The four friends descended the staircase, singing the chorus of "The Huguenots"—"A table! A table!"
Medicis treated the Bohemians in a really magnificent way, and gave them their choice of a number of dishes, which until then were completely unknown to them. Henceforward hot lobster ceased to be a myth with Schaunard, who contracted a passion for it that bordered on delirium. The four friends departed from the gorgeous banquet as drunk as a vintage-day. Marcel's intoxication was near having the most deplorable consequences. In passing by his tailor's, at two in the morning, he absolutely wanted to wake up his creditor, and pay him the hundred and fifty francs on account.

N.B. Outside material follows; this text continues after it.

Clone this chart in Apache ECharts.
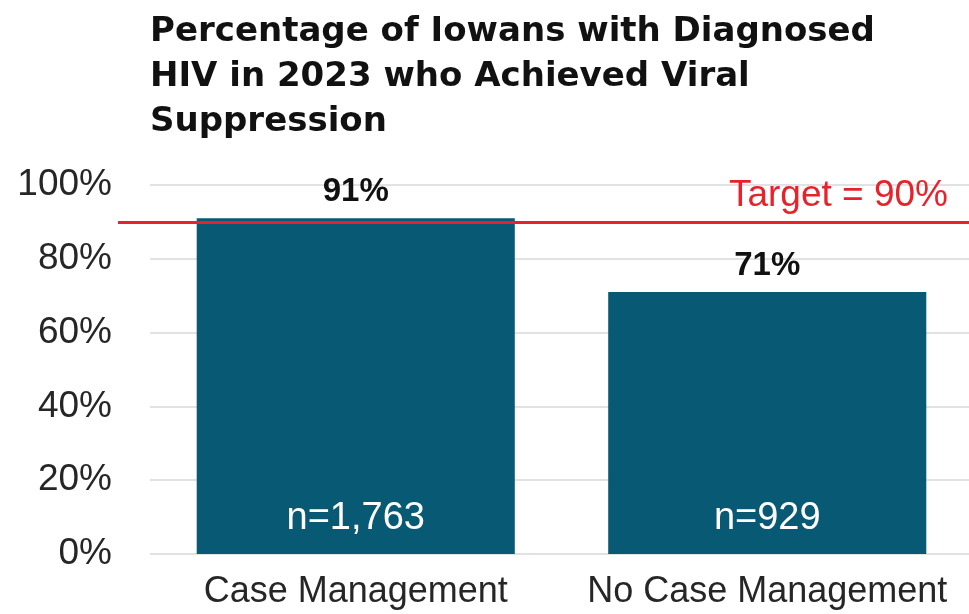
<!DOCTYPE html>
<html>
<head>
<meta charset="utf-8">
<script src="https://cdn.jsdelivr.net/npm/echarts@6/dist/echarts.min.js"></script>
<style>html,body{margin:0;padding:0;background:#fff;}#c{width:969px;height:614px;}</style>
</head>
<body>
<div id="c"></div>
<script>
const categories = ['Case Management', 'No Case Management'];
const suppressedPct = [91, 71];
const sampleSizes = ['n=1,763', 'n=929'];
const targetPct = 90;
const targetLabel = 'Target = 90%';
const yTicks = [0, 20, 40, 60, 80, 100];
const titleText = 'Percentage of Iowans with Diagnosed\nHIV in 2023 who Achieved Viral\nSuppression';

const chart = echarts.init(document.getElementById('c'), null, {renderer: 'canvas'});
chart.setOption({
  animation: false,
  backgroundColor: '#ffffff',
  title: {
    text: titleText,
    left: 145,
    top: 5,
    textStyle: {
      fontFamily: 'DejaVu Sans',
      fontWeight: 'bold',
      fontSize: 34,
      lineHeight: 45,
      color: '#111111'
    }
  },
  grid: {
    left: 150,
    right: -4,
    top: 185,
    bottom: 60,
    containLabel: false,
    outerBoundsMode: 'none'
  },
  xAxis: {
    type: 'category',
    data: categories,
    axisLine: {show: false},
    axisTick: {show: false},
    axisLabel: {
      interval: 0,
      hideOverlap: false,
      margin: 20,
      fontFamily: 'Liberation Sans',
      fontSize: 36,
      color: '#262626'
    }
  },
  yAxis: {
    type: 'value',
    min: yTicks[0],
    max: yTicks[yTicks.length - 1],
    interval: 20,
    axisLine: {show: false},
    axisTick: {show: false},
    splitLine: {lineStyle: {color: '#d9d9d9', width: 1.5}},
    axisLabel: {
      margin: 38,
      formatter: '{value}%',
      fontFamily: 'Liberation Sans',
      fontSize: 37,
      color: '#262626'
    }
  },
  series: [
    {
      type: 'bar',
      data: suppressedPct,
      barCategoryGap: '22.7%',
      itemStyle: {color: '#085a74'},
      label: {
        show: true,
        position: 'top',
        distance: 10,
        formatter: '{c}%',
        fontFamily: 'Liberation Sans',
        fontWeight: 'bold',
        fontSize: 33,
        color: '#111111'
      },
      markLine: {
        silent: true,
        symbol: 'none',
        z: 10,
        lineStyle: {color: '#e8222a', width: 3, type: 'solid'},
        label: {
          show: true,
          position: 'insideEndTop',
          distance: [21, 8],
          formatter: targetLabel,
          fontFamily: 'Liberation Sans',
          fontSize: 37,
          color: '#e8222a'
        },
        data: [[
          {yAxis: targetPct, x: 118},
          {yAxis: targetPct, x: 969}
        ]]
      }
    },
    {
      type: 'bar',
      data: suppressedPct,
      barGap: '-100%',
      barCategoryGap: '22.7%',
      itemStyle: {color: 'rgba(0,0,0,0)'},
      label: {
        show: true,
        position: 'insideBottom',
        distance: 16,
        formatter: function (p) { return sampleSizes[p.dataIndex]; },
        fontFamily: 'Liberation Sans',
        fontSize: 38,
        color: '#ffffff'
      }
    }
  ]
});
</script>
</body>
</html>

A ray of reason which flashed across the mind of Colline, stopped the artist on the border of this precipice.
A week after, Marcel discovered in what gallery his picture had been placed. While passing through the Faubourg St. Honore, he stopped in the midst of a group which seemed to regard with curiosity a sign that was being put up over a shop door. The sign was neither more nor less than Marcel's picture, which Medicis had sold to a grocer. Only "the Passage of the Red Sea" had undergone one more alteration, and been given one more new name. It had received the addition of a steamboat and was called "the Harbor of Marseilles." The curious bystanders were bestowing on it a flattering ovation. Marcel returned home in ecstacy at his triumph, muttering to himself, Vox populi, voz Dei.